On Orford's side, the sum was considered exorbitant, and Locatelli was subsequently attacked as having cast the piece from plaster rather than carving it from marble. Locatelli countered this in the press by stating that he had in fact used scagliola, an experimental material of gypsum and glue usually confined to architectural features. Locatelli's use of this material harmed his case as the committee viewed it as inferior to carved marble. Considering the workshop practices of the time, Locatelli considered this hypocritical and continued to demand the full price. His dispute spilt over into personal attacks on the appointed judges, calling Bacon an "emperor of the arts" and a "monopoly trader". In the end, Locatelli was paid £1400 for the work. The final piece was lost in a fire at Houghton Hall in December 1789, which, due to the notoriety of the case, was reported by several newspapers of the day.
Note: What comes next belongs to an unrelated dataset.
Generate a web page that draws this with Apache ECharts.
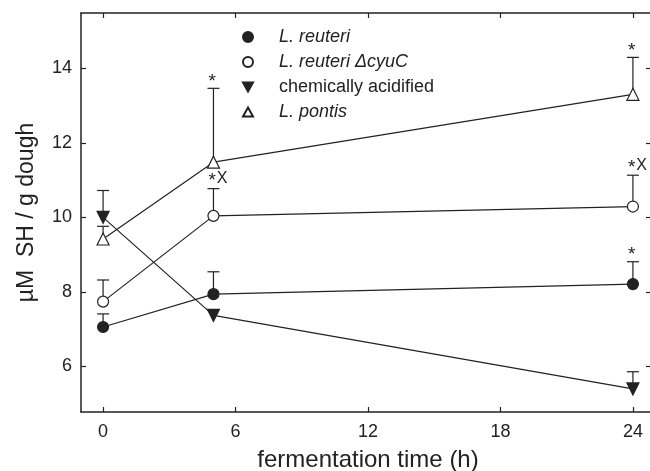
<!DOCTYPE html>
<html>
<head>
<meta charset="utf-8">
<script src="https://cdn.jsdelivr.net/npm/echarts@6/dist/echarts.min.js"></script>
<style>
  html, body { margin: 0; padding: 0; background: #fff; }
  #chart { width: 650px; height: 471px; }
</style>
</head>
<body>
<div id="chart"></div>
<script>
// fermentation time (h)
const times = [0, 5, 24];
const xTicks = [0, 6, 12, 18, 24];
const yTicks = [6, 8, 10, 12, 14];

// µM SH / g dough, mean and top of error bar
const reuteri = [7.06, 7.94, 8.21];
const reuteriTop = [7.41, 8.54, 8.81];
const cyuC = [7.74, 10.04, 10.29];
const cyuCTop = [8.32, 10.77, 11.13];
const acidified = [10.0, 7.37, 5.40];
const acidifiedTop = [10.72, null, 5.86];
const pontis = [9.42, 11.48, 13.30];
const pontisTop = [9.76, 13.46, 14.29];

// significance marks above the error bars
const reuteriMarks = ['', '', '*'];
const cyuCMarks = ['', '*X', '*X'];
const acidifiedMarks = ['', '', ''];
const pontisMarks = ['', '*', '*'];

const ink = '#222';
const font = 'Liberation Sans, Arial, sans-serif';

const pairs = vals => times.map((t, i) => [t, vals[i]]);
const errRows = (vals, tops, marks) =>
  times.map((t, i) => [t, vals[i], tops[i], marks[i]]).filter(r => r[2] != null);

const errData = {
  e1: errRows(reuteri, reuteriTop, reuteriMarks),
  e2: errRows(cyuC, cyuCTop, cyuCMarks),
  e3: errRows(acidified, acidifiedTop, acidifiedMarks),
  e4: errRows(pontis, pontisTop, pontisMarks),
};

const renderErr = (params, api) => {
  const x = api.value(0);
  const p0 = api.coord([x, api.value(1)]);
  const p1 = api.coord([x, api.value(2)]);
  const mark = errData[params.seriesName][params.dataIndex][3];
  const children = [
    { type: 'line', shape: { x1: p0[0], y1: p0[1], x2: p1[0], y2: p1[1] }, style: { stroke: ink, lineWidth: 1.2 } },
    { type: 'line', shape: { x1: p1[0] - 6, y1: p1[1], x2: p1[0] + 6, y2: p1[1] }, style: { stroke: ink, lineWidth: 1.2 } },
  ];
  if (mark) {
    children.push({
      type: 'text',
      x: p1[0] - 5,
      y: p1[1] + 3,
      style: {
        text: mark.length > 1 ? '{s|*}{x|X}' : '{s|*}',
        textAlign: 'left',
        textVerticalAlign: 'bottom',
        rich: {
          s: { fontSize: 19, fontFamily: font, fill: ink },
          x: { fontSize: 16, fontFamily: font, fill: ink, padding: [0, 0, 5, 1] },
        },
      },
    });
  }
  return { type: 'group', children };
};

const lineSeries = (name, vals, symbol, filled, rotate) => ({
  name,
  type: 'line',
  data: pairs(vals),
  symbol,
  symbolSize: symbol === 'circle' ? 11 : 12,
  symbolRotate: rotate || 0,
  showSymbol: true,
  z: 3,
  lineStyle: { color: ink, width: 1.2 },
  itemStyle: { color: filled ? ink : '#fff', borderColor: ink, borderWidth: 1.2 },
  emphasis: { disabled: true },
});

const errSeries = key => ({
  name: key,
  type: 'custom',
  renderItem: renderErr,
  data: errData[key],
  z: 2,
  silent: true,
});

const boxAxis = {
  axisLine: { show: true, onZero: false, lineStyle: { color: ink, width: 1.5 } },
  axisTick: { show: true, inside: true, length: 5, lineStyle: { color: ink, width: 1.2 } },
  axisLabel: { show: false },
  splitLine: { show: false },
};

const chart = echarts.init(document.getElementById('chart'));
chart.setOption({
  animation: false,
  backgroundColor: '#fff',
  grid: { left: 81, right: -5, top: 13, bottom: 59, containLabel: false, outerBoundsMode: 'none' },
  legend: {
    left: 242,
    top: 28,
    padding: 0,
    orient: 'vertical',
    itemWidth: 10,
    itemHeight: 10,
    itemGap: 7,
    selectedMode: false,
    data: [
      { name: 'reuteri', icon: 'circle' },
      { name: 'cyuC', icon: 'circle' },
      { name: 'acidified', icon: 'path://M0,0L10,0L5,9Z' },
      { name: 'pontis', icon: 'path://M5,0L10,9L0,9Z' },
    ],
    formatter: name => ({
      reuteri: '{i|L. reuteri}',
      cyuC: '{i|L. reuteri Δ}{i|cyuC}',
      acidified: '{n|chemically acidified}',
      pontis: '{i|L. pontis}',
    }[name]),
    textStyle: {
      padding: [0, 0, 0, 21],
      lineHeight: 18,
      rich: {
        i: { fontSize: 18, fontStyle: 'italic', fontFamily: font, color: ink },
        n: { fontSize: 18, fontFamily: font, color: ink },
      },
    },
  },
  xAxis: [
    {
      type: 'value',
      min: -1,
      max: 25,
      name: 'fermentation time (h)',
      nameLocation: 'middle',
      nameGap: 36,
      nameTextStyle: { fontSize: 24, fontFamily: font, color: ink },
      ...boxAxis,
      axisTick: { ...boxAxis.axisTick, customValues: xTicks },
      axisLabel: { customValues: xTicks, fontSize: 18, fontFamily: font, color: ink, margin: 11 },
    },
    {
      type: 'value',
      position: 'top',
      min: -1,
      max: 25,
      ...boxAxis,
      axisTick: { ...boxAxis.axisTick, customValues: xTicks },
    },
  ],
  yAxis: [
    {
      type: 'value',
      min: 4.78,
      max: 15.48,
      name: 'µM  SH / g dough',
      nameLocation: 'middle',
      nameGap: 43,
      nameTextStyle: { fontSize: 23, fontFamily: font, color: ink },
      ...boxAxis,
      axisTick: { ...boxAxis.axisTick, customValues: yTicks },
      axisLabel: { customValues: yTicks, fontSize: 18, fontFamily: font, color: ink, margin: 9 },
    },
    {
      type: 'value',
      position: 'right',
      min: 4.78,
      max: 15.48,
      ...boxAxis,
      axisTick: { ...boxAxis.axisTick, length: 9, customValues: yTicks },
    },
  ],
  series: [
    errSeries('e1'),
    errSeries('e2'),
    errSeries('e3'),
    errSeries('e4'),
    lineSeries('reuteri', reuteri, 'circle', true),
    lineSeries('cyuC', cyuC, 'circle', false),
    lineSeries('acidified', acidified, 'triangle', true, 180),
    lineSeries('pontis', pontis, 'triangle', false),
  ],
});
</script>
</body>
</html>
William Godwin went with James Barry to see the sculpture on 1 July 1788 at the height of the public furore. John Thomas Smith, in his biography of Nollekens, goes some way to defend Orford. He claims that Orford had been very kind to Locatelli and that Nollekens and the other judges had reviewed the work very poorly. Smith claims that it was the poor quality of the work that Orford objected to. The principal source for Smith's account, however, was Locatelli's student Rossi. Rossi may be coloured by his relationship with Locatelli, giving Smith the impression that Rossi's own skill as a sculptor was nothing to do with his former master's tutelage.

===Return to Italy===
The exact date of Locatelli's return to Italy is unknown. He may have travelled by way of Paris, working on some restorations at the Louvre in 1799. He is known to have worked on the Foro Buonaparte in Milan and supposedly gained a pension for life from Napoleon. He died on 18 May 1805.